D.D. Dahlia (Dead Inside’s Tara Strand) and D.D. Dana (Megan Frances, from Silent Night, Zombie Night and The Open Door), the girls toward whom Doug directed the brunt of his ire, are the hotheads of the gang. They want to take the most extreme measures against their new neighborhood nemesis— give his house a good egging, maybe even toilet paper his trees. Gang leader D.D. Diva (Stripped’s Nicole Sienna) quickly puts the kibosh on that, however. Such vulgar displays of power are not the Ding Dong Ditchers’ way. Their way is to act in the spirit of the kid poking her finger mere inches from her little sister’s face and taunting, “I’m not touching you!” Theirs is the art of vexing a foe into submission with annoyances so petty that no law forbidding them is realistically imaginable, and remaining thereby impervious to legal repercussions. But when D.D. Dahlia and D.D. Dana overstep the limits of their mission in a retaliatory sortie against Doug’s house, and the latter girl is killed in a freak accident while fleeing the scene, the consequent escalation of hostilities ends with the Ding Dong Ditchers getting the Full Bronson.

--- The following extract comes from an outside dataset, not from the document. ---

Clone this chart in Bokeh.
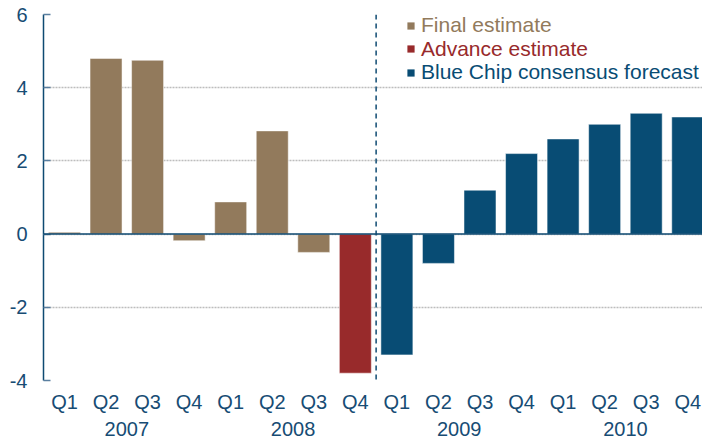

Ding Dong Dead suffers from amateurish acting and a severely underdeveloped plot, but it makes up for those defects to some extent with clarity of vision and an incisive sense of humor. Creepersin clearly knows his vigilante flicks, and he uses that knowledge to fair effect. Ding Dong Dead has the perfect counterfeit of a 70’s downer ending and an able reductio ad absurdum of the faux-solemn “Who is the real criminal now?” pose that the slimier crime-revenge pictures of the grindhouse era used to take as cover for their most shameless descents into exploitation. Said shameless descents get a pretty convincing shout-out, too, in the wildly over-the-top surfeit of vengeance that Doug doles out after the Ding Dong Ditchers finally push him too far. It’s perhaps to be expected that those scenes would display unusual astuteness in combining vastly excessive brutality with winking self-deprecation, since that aspect of Ding Dong Dead is, within certain obvious limits, autobiographical. In an interview appended to the DVD, Creepersin reports squaring off against a group of adolescent practical jokers with exactly the Ding Dong Ditchers’ modus operandi; the absurd frenzies of impotent rage that they provoked from him, and the attendant mad fantasies of retributive violence, were the ultimate inspiration behind this movie. So while it still commits Creepersin’s usual sin of playing like a bloated short, Ding Dong Dead has at least a little more to recommend it than most of his early features.